Problem to work on:
Below are records; reproduce exactly the lines from the one that has "Give me the Plotly source for this chart." through the one that has "import plotly.graph_objects as go", ends included, and nothing more.

Record excerpts:
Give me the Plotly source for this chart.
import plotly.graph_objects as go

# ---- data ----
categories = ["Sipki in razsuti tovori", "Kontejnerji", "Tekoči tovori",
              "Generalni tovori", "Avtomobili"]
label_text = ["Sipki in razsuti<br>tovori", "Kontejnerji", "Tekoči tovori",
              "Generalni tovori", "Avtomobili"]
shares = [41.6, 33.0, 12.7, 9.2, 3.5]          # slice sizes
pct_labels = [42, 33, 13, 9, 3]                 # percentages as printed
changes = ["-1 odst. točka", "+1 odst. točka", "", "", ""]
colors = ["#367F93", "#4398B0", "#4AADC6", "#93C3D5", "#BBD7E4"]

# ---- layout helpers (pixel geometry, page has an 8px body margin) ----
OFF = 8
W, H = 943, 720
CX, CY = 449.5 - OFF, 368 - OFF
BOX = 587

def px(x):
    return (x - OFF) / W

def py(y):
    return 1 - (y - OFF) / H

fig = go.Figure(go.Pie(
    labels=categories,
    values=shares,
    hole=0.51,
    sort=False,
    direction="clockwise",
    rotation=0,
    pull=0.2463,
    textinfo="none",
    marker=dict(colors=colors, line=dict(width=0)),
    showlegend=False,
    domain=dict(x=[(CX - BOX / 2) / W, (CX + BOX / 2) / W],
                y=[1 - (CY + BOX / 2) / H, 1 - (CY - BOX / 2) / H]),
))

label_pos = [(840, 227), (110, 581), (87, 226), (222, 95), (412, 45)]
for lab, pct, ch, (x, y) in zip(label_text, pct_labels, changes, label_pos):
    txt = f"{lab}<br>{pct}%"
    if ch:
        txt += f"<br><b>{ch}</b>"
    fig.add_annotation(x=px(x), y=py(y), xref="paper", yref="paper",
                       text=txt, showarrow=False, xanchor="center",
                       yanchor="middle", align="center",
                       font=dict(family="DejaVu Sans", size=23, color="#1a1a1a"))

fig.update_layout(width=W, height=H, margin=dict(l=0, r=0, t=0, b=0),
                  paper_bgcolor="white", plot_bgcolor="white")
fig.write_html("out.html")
...
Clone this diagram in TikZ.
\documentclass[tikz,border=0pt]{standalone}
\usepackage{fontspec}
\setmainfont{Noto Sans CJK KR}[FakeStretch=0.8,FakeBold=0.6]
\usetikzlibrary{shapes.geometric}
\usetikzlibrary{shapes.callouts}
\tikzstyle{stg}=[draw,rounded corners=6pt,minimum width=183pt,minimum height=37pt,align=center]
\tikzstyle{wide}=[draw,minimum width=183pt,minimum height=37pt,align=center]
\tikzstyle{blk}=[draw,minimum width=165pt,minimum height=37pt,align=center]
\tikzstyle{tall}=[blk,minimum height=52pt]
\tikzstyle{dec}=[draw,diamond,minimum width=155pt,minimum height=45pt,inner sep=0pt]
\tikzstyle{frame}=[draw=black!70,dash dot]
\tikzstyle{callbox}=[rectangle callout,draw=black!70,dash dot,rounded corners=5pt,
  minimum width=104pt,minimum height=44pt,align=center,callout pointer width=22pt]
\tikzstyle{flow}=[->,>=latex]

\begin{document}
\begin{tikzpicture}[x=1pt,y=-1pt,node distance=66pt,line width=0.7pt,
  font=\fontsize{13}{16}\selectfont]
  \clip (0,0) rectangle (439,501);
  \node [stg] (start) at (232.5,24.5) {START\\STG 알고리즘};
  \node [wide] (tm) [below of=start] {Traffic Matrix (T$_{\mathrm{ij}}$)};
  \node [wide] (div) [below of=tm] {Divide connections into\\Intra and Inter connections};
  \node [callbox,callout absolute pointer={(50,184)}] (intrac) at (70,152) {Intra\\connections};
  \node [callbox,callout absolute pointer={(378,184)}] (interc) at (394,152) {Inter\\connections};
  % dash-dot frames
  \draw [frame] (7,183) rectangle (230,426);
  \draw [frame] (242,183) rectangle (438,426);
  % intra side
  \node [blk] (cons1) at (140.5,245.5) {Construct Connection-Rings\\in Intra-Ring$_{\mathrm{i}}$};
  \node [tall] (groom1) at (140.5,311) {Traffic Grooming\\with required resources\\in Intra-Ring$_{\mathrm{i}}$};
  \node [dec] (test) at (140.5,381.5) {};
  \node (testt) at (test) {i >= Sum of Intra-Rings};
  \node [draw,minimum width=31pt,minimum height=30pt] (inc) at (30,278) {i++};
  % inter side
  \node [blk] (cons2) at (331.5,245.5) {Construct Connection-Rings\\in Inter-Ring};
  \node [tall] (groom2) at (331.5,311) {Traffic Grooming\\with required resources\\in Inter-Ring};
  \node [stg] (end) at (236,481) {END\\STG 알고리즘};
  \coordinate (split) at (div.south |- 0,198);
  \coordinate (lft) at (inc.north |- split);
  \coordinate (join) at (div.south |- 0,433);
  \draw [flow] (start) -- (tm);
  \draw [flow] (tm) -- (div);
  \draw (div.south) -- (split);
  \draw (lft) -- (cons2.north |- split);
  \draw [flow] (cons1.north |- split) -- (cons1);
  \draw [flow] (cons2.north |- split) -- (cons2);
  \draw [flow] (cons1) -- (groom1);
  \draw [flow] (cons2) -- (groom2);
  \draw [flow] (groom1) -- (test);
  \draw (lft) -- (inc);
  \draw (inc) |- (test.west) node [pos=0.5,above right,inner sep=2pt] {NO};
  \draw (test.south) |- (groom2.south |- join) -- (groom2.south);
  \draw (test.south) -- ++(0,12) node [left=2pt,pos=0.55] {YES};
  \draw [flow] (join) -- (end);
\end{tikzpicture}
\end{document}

The solution:
Give me the Plotly source for this chart.
import plotly.graph_objects as go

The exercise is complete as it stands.